HashTableVisitor() = default
HashTableVisitor(const HashTableVisitor&) = delete
HashTableVisitor &operator=(const HashTableVisitor&) = delete
HashTableVisitor(HashTableVisitor&&) noexcept = default
HashTableVisitor &operator=(HashTableVisitor&&) noexcept = default
virtual void begin(std::size_t num_checkpoints) override
virtual void on_checkpoint(std::size_t checkpoint_idx) override
virtual void on_event(const EventRecord &record) override
virtual std::unique_ptr<DftEventVisitor> create_parallel_slice() const override
virtual void merge_parallel_slice(DftEventVisitor &slice) override
void finalize(indexer::IndexBatchSink &writer, int file_id)
std::size_t num_entries() const
class ManifestVisitor : public dftracer::utils::utilities::composites::dft::DftEventVisitor

Public Functions

ManifestVisitor() = default
virtual void begin(std::size_t num_checkpoints) override
virtual void on_checkpoint(std::size_t checkpoint_idx) override
virtual void on_event(const EventRecord &record) override
virtual std::unique_ptr<DftEventVisitor> create_parallel_slice() const override
virtual void merge_parallel_slice(DftEventVisitor &slice) override
inline virtual void set_line_offset(std::size_t offset) override

In parallel-flush mode, slices receive events with slice-local line numbers (0..N-1). The dispatcher calls this on the slice before merge_parallel_slice with the cumulative successful-event count of prior slices, so the slice can renumber its stored line indices.

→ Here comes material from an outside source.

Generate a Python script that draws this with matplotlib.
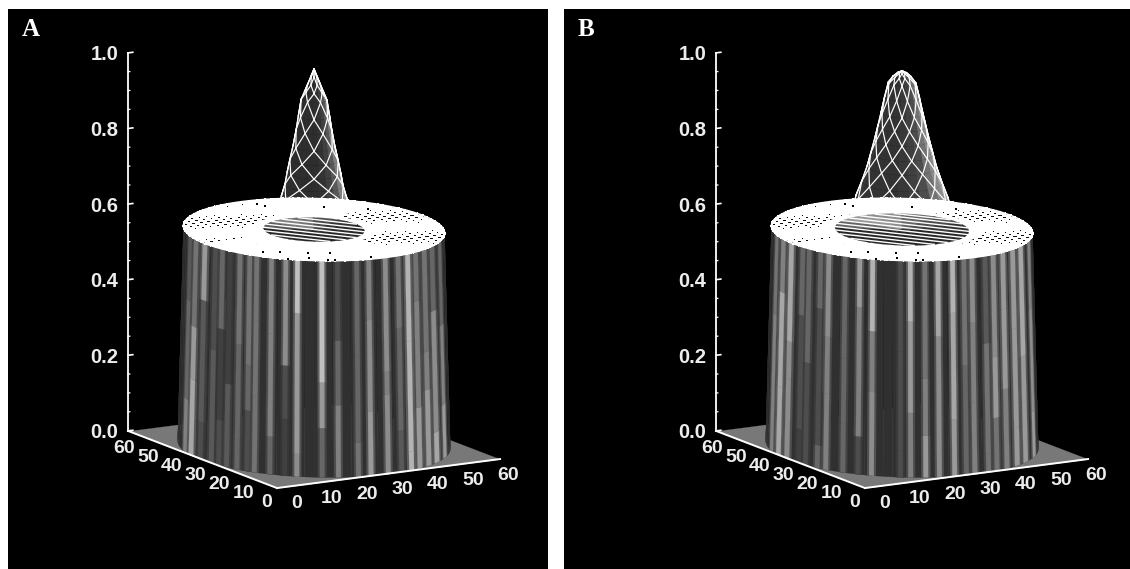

inline virtual std::size_t parallel_event_count() const override

Successful events processed by this slice. Used by the dispatcher to propagate line offsets across slices in byte order.

void finalize(indexer::IndexBatchSink &writer, int file_id)
void flush_per_checkpoint_to_sink(indexer::IndexBatchSink &sink, int file_id)

Emit per-checkpoint event/metadata line records and clear the vectors. Used for mid-chunk slice rotation.

void finalize_file_to_sink(indexer::IndexBatchSink &sink, int file_id)

Emit file-level records (observed pids). Call once at end-of-file.